Ma queste invocazioni dei salmisti, queste suppliche a Dio perché cessi di starsene in silenzio vanno decodificate: si tratta di discernere se è Dio che fa silenzio o non piuttosto il credente, il popolo, l’orante che non ascolta, che è incapace di cogliere la parola di Dio, pronunciata magari in altro modo, attraverso eventi e vicende inattese e non prevedibili?. E comunque, perché non cogliere che Dio può parlare anche nel silenzio? Sì, il silenzio può essere una modalità altra del suo linguaggio, accanto a quella della parola pronunciata e della parola-evento che si realizza. Non dovremmo scordare un testo biblico estremamente illuminante in proposito, un testo che un tempo risuonava come antifona di introito nella messa della notte di Natale: “Mentre un silenzio profondo avvolgeva ogni cosa... dall’alto dei cieli... la tua parola onnipotente si lanciò dal trono regale” (Sap 18,14-15). Mistero di parola e silenzio in Dio.

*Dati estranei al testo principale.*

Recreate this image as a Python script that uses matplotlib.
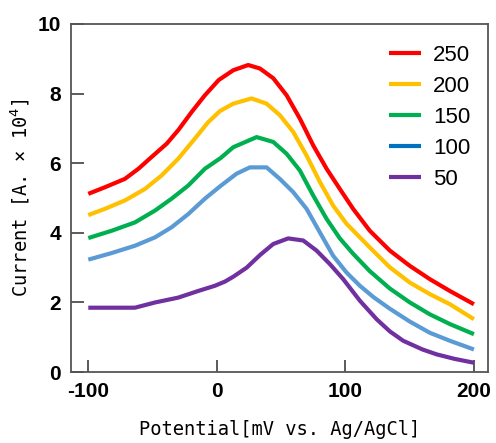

Sì, Dio è in verità silenzio e parola: non silenzio muto e sordo, ma silenzio che è un modo di comunicare altro rispetto alla parola, un modo che in determinate circostanze può rivelarsi più efficace ed “eloquente” di qualsiasi discorso. La parola di Dio resta iscritta nel suo grande silenzio e in esso trova la propria origine e la propria leggibilità: da parte nostra dobbiamo ascoltare l’uno e l’altra, perché entrambi sono presenza di Dio, di quel Dio che non può non essere presenza, perché come tale si è sempre manifestato. Sappiamo che la tentazione dell’ateismo, del nulla, della “nientità” è costantemente in agguato anche, e forse soprattutto, per gli uomini e le donne di preghiera, per i grandi contemplativi che vivono nella fede e nella salda adesione al Signore: anche loro possono giungere a lamentarsi del silenzio di Dio, a piangerne l’assenza e a invocarne una parola. Ma proprio costoro ci testimoniano che non per questo la presenza di Dio viene meno: Dio è sempre presente all’uomo, da lui creato a propria immagine e da lui amato fino all’estremo. Quando incolpiamo Dio di mutismo, quando attribuiamo a lui il vuoto del nostro cuore è perché in realtà siamo noi incapaci di ascoltarlo, perché cerchiamo da lui una parola che sia a nostra immagine e somiglianza.